We would all like to see the sun shine every day, but on some days we see storm clouds. I always think if you look hard enough, and keep looking, you will see the sun peep through the clouds and things will work out. I am very thankful for dialysis; I did not realize how bad I felt until I started on it and began to feel good. By the grace of God, it has been a lifesaving, life-changing experience, and I embrace it every day with thankfulness.
I retired on September 30, 2016, and went to the hospital on October 5 where I was diagnosed with End Stage Renal Disease. I was put on dialysis on October 6. At the time all I knew about dialysis was something was wrong with my kidneys and my blood had to be filtered through a machine to be cleaned.
I decided to slow down, take a deep breath, and develop a working motivational meal plan, and learn how to do things in moderation. And I learned how to occasionally enjoy a piece of fried chicken, a baked potato or a slice of watermelon, all in moderation.
I had no idea there were specific limitations to drinking and meal planning. Imagine my surprise when I began to learn the do’s and don’ts of being a dialysis patient.
Family dinners, and birthday, Thanksgiving, Christmas, and Easter celebrations were always held at my house. We rolled out the baked turkey, barbeque, ham, collard greens, potato salad, coleslaw, beans, casseroles, cakes, pies, and banana pudding. Summertime found us cooking ribs, hamburgers, hot dogs, steaks, and pork chops on the grill. On the sideline were baked beans, baked potatoes, corn on the cob, and salads loaded with tomatoes, cucumbers, and carrots. Chilling in the refrigerator were watermelon, cantaloupe, strawberries, and home-made ice cream.
At first, I thought I could continue on the eating path I was use too, but that didn’t work. It is especially difficult if you love foods that aren’t good for you. After getting a couple of bad lab reports from the dialysis clinic, and having several conversations with the clinic’s dietician, I combed the internet for information on dialysis, albumin, potassium, calcium, phosphorus, spKt/V, nPCR, iPTH, and fluid intake levels. I was shocked to learn how if your intake of foods and fluid isn’t controlled, it can have a devastating effect on your health and make your dialysis treatments more difficult. At first the information was overwhelming; I decided to slow down, take a deep breath, and develop a working motivational meal plan, and learn how to do things in moderation. It didn’t happen overnight; it was a hard struggle.
I learned about the foods that were either good or bad for me. I learned to read labels on items before I purchased them at the grocery store. It is hard to find foods that don’t have added potassium or some form of phosphorus. Instead of salt, I learned what herbs to use to season the food. I learned to like diet ginger ale and diet 7Up instead of colas. I found a white wheat bread as a substitute to regular wheat bread. When I use can vegetables, I rinse them a couple of times before cooking them and seasoning them with herbs. My meats are baked, broiled, or roasted. I set times for eating meals and I plan them two or three days in advance.
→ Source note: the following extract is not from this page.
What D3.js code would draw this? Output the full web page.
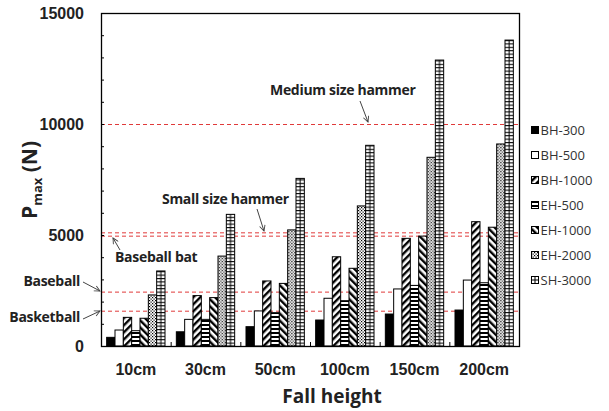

Yes, my eating and drinking habits have definitely changed. It’s all good, and I willingly accept the changes, and enjoy them. I’m thankful that after a few bad lab reports, along with the information I learned, I was motivated to change my habits. And I learned how to occasionally enjoy a piece of fried chicken, a baked potato or a slice of watermelon, all in moderation. I learned how to limit my drinking and not have a high gain reading when I weigh in at the clinic.
I am thankful to the staff at the clinic I attend. They are professional, kind, and caring. They take time to answer my questions; they make me feel comfortable, and they take good care of me.
Some people think dialysis is a death sentence. It is all in how you look at what has happened to you. I like the 90/10 principle, “Life is 10 percent of what happens to you and 90 percent of how you react to what has happened.” I choose to live my life every day in the positive, instead of in the negative, and that’s done by God’s grace and mercy!
Rev. Marjie Dozier I have always enjoyed interacting with people. I find in this world there are lots of hurting, depressed and sad people. I always try to converse with people in a way that leaves them feeling refreshed and renewed. After thirty years of working as a Deputy Register of Deeds, Patient Relations Rep in a mental institution, and retiring from the Wayne County Public Schools System, I learned it is very important how you relate and present yourself to people. Additionally, my service as an Associate Minister, Church Secretary, Choir Director, Asst. Youth Director, and Culinary Staff member at Atkinson Chapel Missionary Baptist Church has brought me great joy and fulfillment.
I also enjoy interacting with the Social Worker, Dietician, Receptionist, Nurses, and Technicians at Fresenius. They always treat me with respect, concern and kindness. I love fellowshipping with the other clients in the reception area. We have fun laughing, talking and sharing about the goodness of the Lord and how He blesses us on a daily basis. Dialysis is a blessing!!!!